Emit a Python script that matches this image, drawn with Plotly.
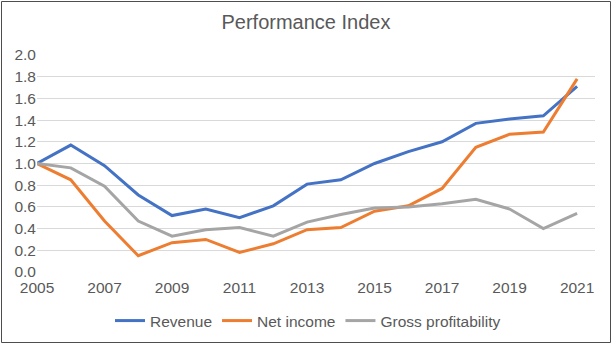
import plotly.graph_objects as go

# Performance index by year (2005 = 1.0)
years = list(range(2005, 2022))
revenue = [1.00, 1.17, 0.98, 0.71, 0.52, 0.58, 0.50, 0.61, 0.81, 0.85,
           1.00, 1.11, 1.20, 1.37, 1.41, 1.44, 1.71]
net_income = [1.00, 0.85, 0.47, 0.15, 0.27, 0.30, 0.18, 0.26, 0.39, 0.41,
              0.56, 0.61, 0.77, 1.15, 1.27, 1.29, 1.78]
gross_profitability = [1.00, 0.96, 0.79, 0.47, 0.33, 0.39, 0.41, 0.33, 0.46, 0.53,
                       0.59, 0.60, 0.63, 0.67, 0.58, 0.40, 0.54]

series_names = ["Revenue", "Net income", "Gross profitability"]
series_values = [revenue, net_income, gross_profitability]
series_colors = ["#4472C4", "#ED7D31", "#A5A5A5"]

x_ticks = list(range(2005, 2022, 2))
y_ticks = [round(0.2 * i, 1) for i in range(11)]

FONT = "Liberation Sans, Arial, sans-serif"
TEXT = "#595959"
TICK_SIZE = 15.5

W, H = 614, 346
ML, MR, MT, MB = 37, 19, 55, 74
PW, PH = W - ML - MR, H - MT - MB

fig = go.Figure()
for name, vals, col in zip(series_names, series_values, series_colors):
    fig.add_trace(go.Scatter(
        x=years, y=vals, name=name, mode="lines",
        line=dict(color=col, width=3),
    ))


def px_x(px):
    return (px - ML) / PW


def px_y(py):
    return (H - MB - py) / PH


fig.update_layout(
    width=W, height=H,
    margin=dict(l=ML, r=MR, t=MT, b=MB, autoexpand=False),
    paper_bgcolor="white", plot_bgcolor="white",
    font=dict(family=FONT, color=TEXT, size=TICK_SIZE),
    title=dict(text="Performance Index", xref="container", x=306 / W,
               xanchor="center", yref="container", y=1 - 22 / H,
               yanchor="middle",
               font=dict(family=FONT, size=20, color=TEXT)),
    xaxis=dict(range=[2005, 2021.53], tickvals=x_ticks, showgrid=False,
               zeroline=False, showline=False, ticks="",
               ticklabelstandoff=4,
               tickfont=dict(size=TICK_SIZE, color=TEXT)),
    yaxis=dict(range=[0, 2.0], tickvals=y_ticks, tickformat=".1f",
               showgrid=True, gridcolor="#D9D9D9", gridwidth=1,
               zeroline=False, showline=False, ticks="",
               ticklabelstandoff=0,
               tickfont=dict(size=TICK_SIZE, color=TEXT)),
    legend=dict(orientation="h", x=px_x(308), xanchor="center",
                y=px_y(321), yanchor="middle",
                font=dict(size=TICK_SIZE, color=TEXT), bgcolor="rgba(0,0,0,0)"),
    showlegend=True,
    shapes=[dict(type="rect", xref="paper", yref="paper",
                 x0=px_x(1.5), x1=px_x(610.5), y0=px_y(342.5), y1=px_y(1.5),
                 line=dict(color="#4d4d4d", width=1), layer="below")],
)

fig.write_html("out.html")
++++++++++
■ Your objective: Return only the lines running from the top of the data to the line that holds "return (H - MB - py) / PH". Include both of those lines, but skip the pictures.

■ Task solution:
Emit a Python script that matches this image, drawn with Plotly.
import plotly.graph_objects as go

# Performance index by year (2005 = 1.0)
years = list(range(2005, 2022))
revenue = [1.00, 1.17, 0.98, 0.71, 0.52, 0.58, 0.50, 0.61, 0.81, 0.85,
           1.00, 1.11, 1.20, 1.37, 1.41, 1.44, 1.71]
net_income = [1.00, 0.85, 0.47, 0.15, 0.27, 0.30, 0.18, 0.26, 0.39, 0.41,
              0.56, 0.61, 0.77, 1.15, 1.27, 1.29, 1.78]
gross_profitability = [1.00, 0.96, 0.79, 0.47, 0.33, 0.39, 0.41, 0.33, 0.46, 0.53,
                       0.59, 0.60, 0.63, 0.67, 0.58, 0.40, 0.54]

series_names = ["Revenue", "Net income", "Gross profitability"]
series_values = [revenue, net_income, gross_profitability]
series_colors = ["#4472C4", "#ED7D31", "#A5A5A5"]

x_ticks = list(range(2005, 2022, 2))
y_ticks = [round(0.2 * i, 1) for i in range(11)]

FONT = "Liberation Sans, Arial, sans-serif"
TEXT = "#595959"
TICK_SIZE = 15.5

W, H = 614, 346
ML, MR, MT, MB = 37, 19, 55, 74
PW, PH = W - ML - MR, H - MT - MB

fig = go.Figure()
for name, vals, col in zip(series_names, series_values, series_colors):
    fig.add_trace(go.Scatter(
        x=years, y=vals, name=name, mode="lines",
        line=dict(color=col, width=3),
    ))


def px_x(px):
    return (px - ML) / PW


def px_y(py):
    return (H - MB - py) / PH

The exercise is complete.